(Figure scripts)
—————

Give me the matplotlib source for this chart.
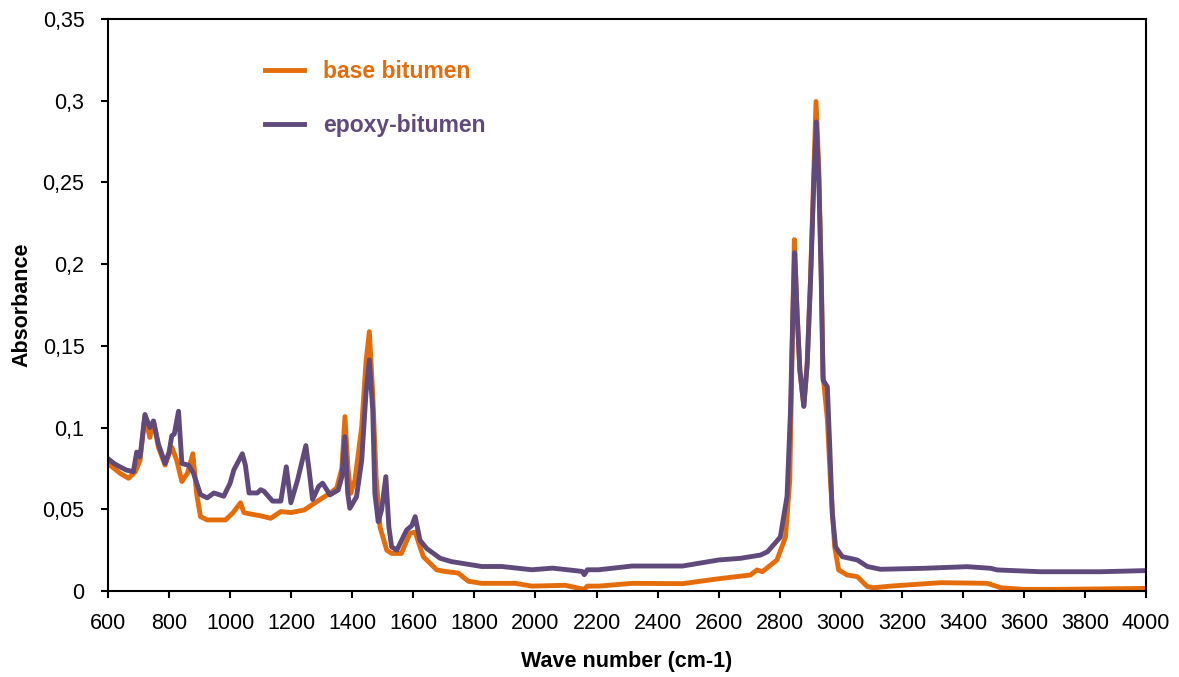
import matplotlib
matplotlib.use("Agg")
import matplotlib.pyplot as plt
from matplotlib.ticker import FuncFormatter

# FTIR spectra (wave number cm-1, absorbance)
base_x = [600, 620, 640, 667, 690, 705, 721, 737, 749, 765, 787, 800, 809, 825, 842, 860, 878,
          890, 903, 925, 985, 1010, 1034, 1045, 1056, 1100, 1133, 1166, 1200, 1243, 1286, 1327,
          1349, 1366, 1376, 1386, 1395, 1409, 1431, 1445, 1456, 1467, 1478, 1491, 1513, 1529,
          1561, 1589, 1606, 1620, 1633, 1649, 1677, 1703, 1747, 1780, 1824, 1934, 1988, 2097,
          2160, 2170, 2207, 2317, 2482, 2600, 2704, 2726, 2743, 2791, 2819, 2833, 2841, 2848,
          2857, 2866, 2879, 2890, 2901, 2912, 2919, 2928, 2936, 2942, 2956, 2966, 2980, 2993,
          3021, 3054, 3087, 3108, 3163, 3327, 3480, 3524, 3600, 3709, 4000]
base_y = [0.078, 0.075, 0.072, 0.069, 0.073, 0.080, 0.107, 0.094, 0.104, 0.088, 0.077, 0.084,
          0.088, 0.080, 0.067, 0.072, 0.084, 0.060, 0.0455, 0.0435, 0.0435, 0.048, 0.054, 0.048,
          0.0475, 0.046, 0.0445, 0.0486, 0.048, 0.0496, 0.055, 0.0598,
          0.063, 0.075, 0.1067, 0.075, 0.0598, 0.068, 0.1006, 0.140, 0.1587, 0.121, 0.070, 0.039,
          0.025, 0.023, 0.023, 0.0353, 0.036, 0.028, 0.021, 0.018, 0.0129, 0.012, 0.011, 0.006,
          0.0047, 0.0047, 0.003, 0.0035, 0.001, 0.003, 0.003, 0.0047, 0.0045, 0.0075, 0.0098,
          0.0129, 0.0118, 0.019, 0.033, 0.068, 0.150, 0.215, 0.170, 0.135, 0.113, 0.139, 0.192,
          0.258, 0.2995, 0.258, 0.195, 0.132, 0.105, 0.068, 0.027, 0.0129, 0.0098, 0.0088,
          0.0027, 0.002, 0.003, 0.0051, 0.0047, 0.002, 0.001, 0.001, 0.0016]

epoxy_x = [600, 620, 639, 660, 683, 694, 705, 721, 737, 749, 765, 787, 800, 809, 817, 831, 842,
           864, 880, 903, 925, 947, 979, 1000, 1012, 1040, 1050, 1062, 1089, 1100, 1111, 1139,
           1166, 1184, 1199, 1221, 1248, 1258, 1270, 1290, 1303, 1327, 1354, 1366, 1376, 1385,
           1392, 1414, 1431, 1445, 1456, 1467, 1474, 1485, 1496, 1510, 1520, 1529, 1546, 1578,
           1595, 1606, 1622, 1644, 1688, 1725, 1824, 1890, 1988, 2056, 2153, 2160, 2170, 2207,
           2317, 2482, 2600, 2671, 2737, 2760, 2802, 2824, 2835, 2843, 2849, 2857, 2866, 2879,
           2890, 2901, 2912, 2920, 2928, 2936, 2942, 2956, 2964, 2972, 2983, 3005, 3054, 3087,
           3130, 3272, 3414, 3491, 3513, 3655, 3851, 4000]
epoxy_y = [0.081, 0.078, 0.076, 0.074, 0.073, 0.085, 0.082, 0.108, 0.100, 0.104, 0.090, 0.078,
           0.085, 0.095, 0.096, 0.110, 0.078, 0.077, 0.072, 0.059, 0.057, 0.060, 0.058, 0.066,
           0.074, 0.084, 0.077, 0.060, 0.060, 0.062, 0.061, 0.055, 0.055, 0.076, 0.054, 0.068,
           0.089, 0.075, 0.056, 0.064, 0.066, 0.0588, 0.0618, 0.070, 0.0944, 0.060, 0.0506,
           0.0577, 0.080, 0.121, 0.1414, 0.111, 0.0598, 0.0424, 0.0496, 0.070, 0.039, 0.027,
           0.025, 0.0373, 0.040, 0.0455, 0.031, 0.026, 0.020, 0.018, 0.015, 0.015, 0.013, 0.014,
           0.012, 0.010, 0.013, 0.013, 0.0153, 0.0153, 0.019, 0.020, 0.022, 0.024, 0.033, 0.058,
           0.109, 0.170, 0.207, 0.170, 0.135, 0.113, 0.139, 0.190, 0.252, 0.287, 0.252, 0.190,
           0.129, 0.125, 0.088, 0.0476, 0.027, 0.021, 0.019, 0.015, 0.0133, 0.0139, 0.0149,
           0.0139, 0.0129, 0.0118, 0.0118, 0.0125]

x_ticks = list(range(600, 4001, 200))
y_ticks = [0, 0.05, 0.1, 0.15, 0.2, 0.25, 0.3, 0.35]

orange = "#E46C0A"
purple = "#604A7B"

plt.rcParams["font.family"] = ["Liberation Sans", "DejaVu Sans"]

fig = plt.figure(figsize=(11.79, 6.77), dpi=100)
ax = fig.add_axes([0.0916, 0.127, 0.8805, 0.845])

ax.plot(base_x, base_y, color=orange, linewidth=3.5, label="base bitumen",
        solid_joinstyle="round")
ax.plot(epoxy_x, epoxy_y, color=purple, linewidth=3.5, label="epoxy-bitumen",
        solid_joinstyle="round")

ax.set_xlim(600, 4000)
ax.set_ylim(0, 0.35)
ax.set_xticks(x_ticks)
ax.set_yticks(y_ticks)
ax.yaxis.set_major_formatter(FuncFormatter(lambda v, p: ("%g" % round(v, 2)).replace(".", ",")))
ax.tick_params(direction="out", length=5, width=1.5, labelsize=15.5, colors="black")
ax.tick_params(axis="y", pad=12)
ax.tick_params(axis="x", pad=11)
for s in ax.spines.values():
    s.set_linewidth(1.5)

ax.set_xlabel("Wave number (cm-1)", fontsize=15.5, fontweight="bold", labelpad=12)
ax.set_ylabel("Absorbance", fontsize=15.5, fontweight="bold", labelpad=7)

leg = ax.legend(loc="upper left", bbox_to_anchor=(0.151, 0.928), frameon=False,
                prop={"weight": "bold", "size": 16.5}, labelcolor="linecolor",
                handlelength=1.7, handletextpad=0.85, labelspacing=1.35,
                borderpad=0, borderaxespad=0)

fig.savefig("out.png", dpi=100)
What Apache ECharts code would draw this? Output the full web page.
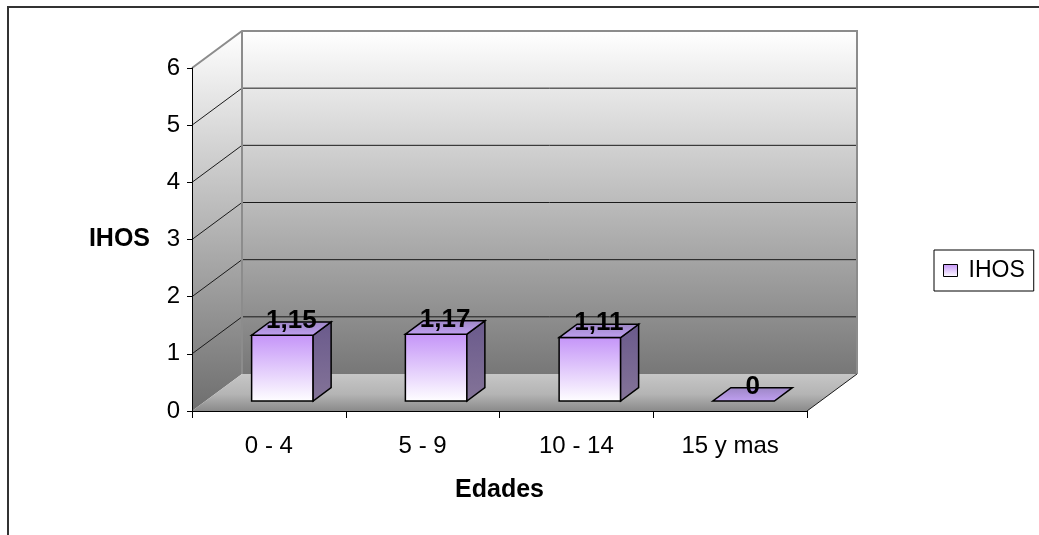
<!DOCTYPE html>
<html>
<head>
<meta charset="utf-8">
<script src="https://cdn.jsdelivr.net/npm/echarts@6/dist/echarts.min.js"></script>
<style>
  html, body { margin: 0; padding: 0; background: #ffffff; }
  #chart { width: 1039px; height: 535px; }
</style>
</head>
<body>
<div id="chart"></div>
<script>
// Age groups and IHOS index per group
const categories = ['0 - 4', '5 - 9', '10 - 14', '15 y mas'];
const ihosValues = [1.15, 1.17, 1.11, 0];
const yMin = 0, yMax = 6, yStep = 1;

// Perspective offset of the back wall relative to the front axis plane
const DX = 50, DY = -37;
// Bars sit between these depth fractions
const BAR_FRONT = 0.27, BAR_BACK = 0.63;
const FONT = 'Arial, "Liberation Sans", sans-serif';

function shift(p, t) { return [p[0] + DX * t, p[1] + DY * t]; }
function fmt(v) { return String(v).replace('.', ','); }

const chart = echarts.init(document.getElementById('chart'), null, { renderer: 'canvas' });

// Walls, floor and gridlines of the 3D box
function renderBox(params, api) {
  const cs = params.coordSys;
  const x0 = cs.x, x1 = cs.x + cs.width;
  const yB = api.coord([0, yMin])[1];
  const yT = api.coord([0, yMax])[1];
  const children = [];

  // left side wall
  children.push({
    type: 'polygon',
    shape: { points: [[x0, yT], shift([x0, yT], 1), shift([x0, yB], 1), [x0, yB]] },
    style: { fill: new echarts.graphic.LinearGradient(0, 0, 0, 1, [
      { offset: 0, color: '#ffffff' }, { offset: 1, color: '#6e6e6e' }]) }
  });
  // back wall
  children.push({
    type: 'polygon',
    shape: { points: [shift([x0, yT], 1), shift([x1, yT], 1), shift([x1, yB], 1), shift([x0, yB], 1)] },
    style: { fill: new echarts.graphic.LinearGradient(0, 0, 0, 1, [
      { offset: 0, color: '#ffffff' }, { offset: 1, color: '#777777' }]) }
  });
  // floor
  children.push({
    type: 'polygon',
    shape: { points: [[x0, yB], [x1, yB], shift([x1, yB], 1), shift([x0, yB], 1)] },
    style: { fill: new echarts.graphic.LinearGradient(0, 0, 0, 1, [
      { offset: 0, color: '#c6c6c6' }, { offset: 0.55, color: '#b4b4b4' }, { offset: 1, color: '#8a8a8a' }]) }
  });
  // gridlines on the back and side wall
  for (let v = yMin + yStep; v < yMax; v += yStep) {
    const y = api.coord([0, v])[1];
    children.push({
      type: 'polyline',
      shape: { points: [[x0, y], shift([x0, y], 1), shift([x1, y], 1)] },
      style: { stroke: '#1a1a1a', lineWidth: 1, fill: null }
    });
  }
  // gray outline edges of the walls
  children.push({
    type: 'polyline',
    shape: { points: [[x0, yT], shift([x0, yT], 1), shift([x1, yT], 1), shift([x1, yB], 1)] },
    style: { stroke: '#8c8c8c', lineWidth: 2, fill: null }
  });
  children.push({
    type: 'line',
    shape: { x1: x0 + DX, y1: yT + DY, x2: x0 + DX, y2: yB + DY },
    style: { stroke: '#8c8c8c', lineWidth: 2 }
  });
  // right edge of floor
  children.push({
    type: 'line',
    shape: { x1: x1, y1: yB, x2: x1 + DX, y2: yB + DY },
    style: { stroke: '#1a1a1a', lineWidth: 1 }
  });
  return { type: 'group', children: children };
}

// One 3D bar per category
function renderBar(params, api) {
  const idx = api.value(0);
  const v = api.value(1);
  const base = api.coord([idx, 0]);
  const top = api.coord([idx, v]);
  const w = api.size([1, 0])[0] * 0.40;
  const xl = base[0] - w / 2, xr = base[0] + w / 2;
  const ft = (x, y) => shift([x, y], BAR_FRONT);
  const bk = (x, y) => shift([x, y], BAR_BACK);
  const outline = { stroke: '#000000', lineWidth: 1.5 };
  const children = [];

  if (top[1] < base[1] - 0.5) {
    children.push({
      type: 'polygon',
      shape: { points: [ft(xl, top[1]), ft(xr, top[1]), ft(xr, base[1]), ft(xl, base[1])] },
      style: Object.assign({ fill: new echarts.graphic.LinearGradient(0, 0, 0, 1, [
        { offset: 0, color: '#c494f8' }, { offset: 1, color: '#ffffff' }]) }, outline)
    });
    children.push({
      type: 'polygon',
      shape: { points: [ft(xr, top[1]), bk(xr, top[1]), bk(xr, base[1]), ft(xr, base[1])] },
      style: Object.assign({ fill: new echarts.graphic.LinearGradient(0, 0, 0, 1, [
        { offset: 0, color: '#6a5a8c' }, { offset: 1, color: '#847498' }]) }, outline)
    });
  }
  children.push({
    type: 'polygon',
    shape: { points: [ft(xl, top[1]), ft(xr, top[1]), bk(xr, top[1]), bk(xl, top[1])] },
    style: Object.assign({ fill: new echarts.graphic.LinearGradient(0, 1, 0, 0, [
      { offset: 0, color: '#c0a0f2' }, { offset: 1, color: '#9c86c4' }]) }, outline)
  });
  const c = shift([base[0], top[1]], (BAR_FRONT + BAR_BACK) / 2);
  children.push({
    type: 'text',
    style: {
      text: fmt(v), x: c[0], y: c[1] - 8,
      align: 'center', verticalAlign: 'middle',
      font: 'bold 26px ' + FONT, fill: '#000000'
    },
    z2: 10
  });
  return { type: 'group', children: children };
}

chart.setOption({
  animation: false,
  backgroundColor: '#ffffff',
  grid: { left: 192, top: 68, right: 232, bottom: 124, containLabel: false },
  legend: {
    data: ['IHOS'],
    left: 934, top: 250,
    orient: 'vertical',
    padding: [9, 9, 9, 9],
    backgroundColor: '#ffffff',
    borderColor: '#000000', borderWidth: 1, borderRadius: 0,
    icon: 'rect', itemWidth: 14, itemHeight: 12, itemGap: 6,
    itemStyle: {
      color: new echarts.graphic.LinearGradient(0, 0, 0, 1, [
        { offset: 0, color: '#c494f8' }, { offset: 1, color: '#ffffff' }]),
      borderColor: '#000000', borderWidth: 1
    },
    textStyle: { fontFamily: FONT, fontSize: 23, color: '#000000', padding: [0, 0, 0, 6] }
  },
  xAxis: {
    type: 'category',
    data: categories,
    z: 5,
    boundaryGap: true,
    name: 'Edades',
    nameLocation: 'middle',
    nameGap: 67,
    nameTextStyle: { fontFamily: FONT, fontSize: 25, fontWeight: 'bold', color: '#000000' },
    axisLine: { lineStyle: { color: '#000000', width: 1 } },
    axisTick: { show: true, length: 7, interval: 0, lineStyle: { color: '#000000' } },
    axisLabel: { fontFamily: FONT, fontSize: 24, color: '#000000', margin: 23, interval: 0 },
    splitLine: { show: false }
  },
  yAxis: {
    type: 'value',
    min: yMin, max: yMax, interval: yStep,
    z: 5,
    name: 'IHOS',
    nameLocation: 'middle',
    nameRotate: 0,
    nameGap: 42,
    nameTextStyle: { fontFamily: FONT, fontSize: 25, fontWeight: 'bold', color: '#000000', align: 'right', padding: [4, 0, 0, 0] },
    axisLine: { show: true, lineStyle: { color: '#000000', width: 1 } },
    axisTick: { show: true, length: 5, lineStyle: { color: '#000000' } },
    axisLabel: { fontFamily: FONT, fontSize: 24, color: '#000000', margin: 12 },
    splitLine: { show: false }
  },
  graphic: [{
    type: 'rect',
    shape: { x: 8, y: 7, width: 1200, height: 700 },
    style: { fill: null, stroke: '#333333', lineWidth: 2 },
    silent: true
  }],
  series: [
    {
      name: 'box',
      type: 'custom',
      renderItem: renderBox,
      data: [[0, 0]],
      clip: false,
      silent: true,
      z: 1
    },
    {
      name: 'IHOS',
      type: 'custom',
      renderItem: renderBar,
      data: ihosValues.map((v, i) => [i, v]),
      encode: { x: 0, y: 1 },
      clip: false,
      z: 3
    }
  ]
});
</script>
</body>
</html>
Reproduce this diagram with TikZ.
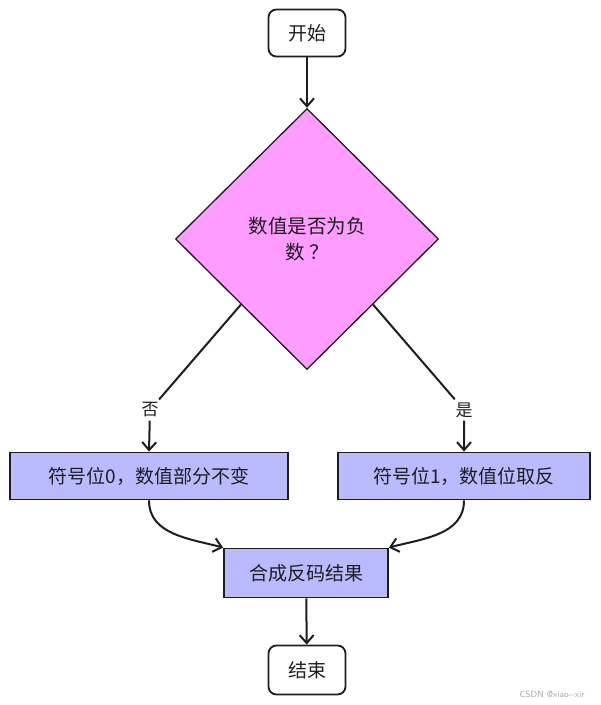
\documentclass[tikz,border=0pt]{standalone}
\usepackage{fontspec}
\setmainfont{Noto Sans CJK SC}
\usetikzlibrary{shapes.geometric,arrows.meta}

\definecolor{diafill}{RGB}{255,156,255}
\definecolor{boxfill}{RGB}{186,186,255}
\definecolor{ink}{RGB}{30,30,30}

\tikzset{
    term/.style={draw=ink, line width=1.8pt, rounded corners=8pt, fill=white,
        minimum width=77pt, minimum height=47pt, font=\fontsize{19}{22}\selectfont},
    proc/.style={draw=ink, line width=1.8pt, fill=boxfill,
        minimum height=47pt, font=\fontsize{19}{22}\selectfont},
    lab/.style={fill=white, inner sep=3pt, font=\fontsize{17}{19}\selectfont},
    arr/.style={-{Straight Barb[length=8pt,width=14pt]}, draw=ink, line width=2pt}
}

\begin{document}
\begin{tikzpicture}[x=1pt, y=-1pt, text=ink]
        \useasboundingbox (0, 0) rectangle (601, 705);

        \node[term] (start) at (307, 33) {开始};
        \node[diamond, draw=ink, line width=1.3pt, fill=diafill, aspect=1,
              minimum width=263pt, minimum height=261pt, inner sep=0pt,
              align=center, font=\fontsize{19.5}{26}\selectfont] (dia) at (307, 239) {数值是否为负\\数 ？};
        \node[proc, minimum width=278pt] (left) at (149, 476) {符号位0，数值部分不变};
        \node[proc, minimum width=252pt] (right) at (464, 476) {符号位1，数值位取反};
        \node[proc, minimum width=164pt, minimum height=49pt] (merge) at (306, 573) {合成反码结果};
        \node[term, minimum height=49pt] (end) at (307, 670) {结束};

        \node[lab] (no) at (150, 410) {否};
        \node[lab] (yes) at (464, 410) {是};

        \draw [arr] (start) -- (dia);
        \draw [arr] (dia.south west) -- (no) -- (left.north);
        \draw [arr] (dia.south east) -- (yes) -- (right.north);
        \draw [arr] (left.south) to[out=-90, in=165] (merge.north west);
        \draw [arr] (right.south) to[out=-90, in=15] (merge.north east);
        \draw [arr] (merge) -- (end);

        \node[text=black!35, font=\sffamily\fontsize{9}{10}\selectfont] (mark) at (552, 694) {CSDN @xiao-{}-xir};
    \end{tikzpicture}
\end{document}
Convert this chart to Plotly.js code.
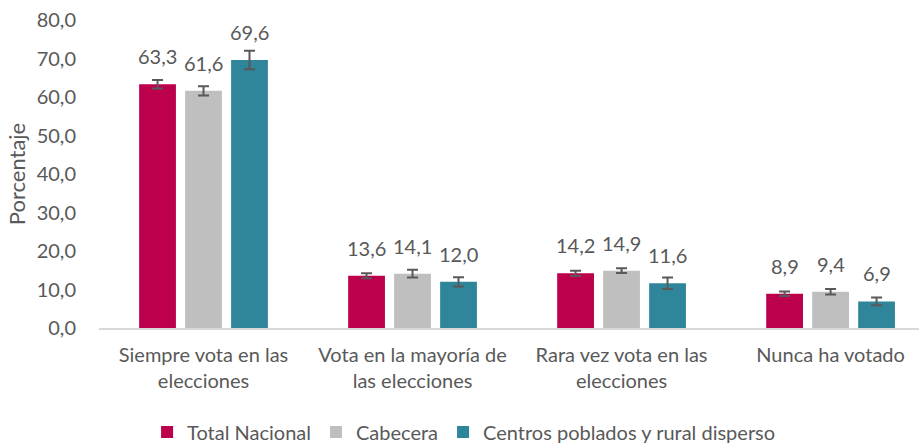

—————

(OBJECTIVE) Reproduce the material above from its first line through the line containing "from matplotlib.ticker import FuncFormatter", both ends included, and skip every picture.

(EXERCISE RESULT)
Give me the matplotlib source for this chart.
import matplotlib
matplotlib.use("Agg")
import matplotlib.pyplot as plt
from matplotlib.ticker import FuncFormatter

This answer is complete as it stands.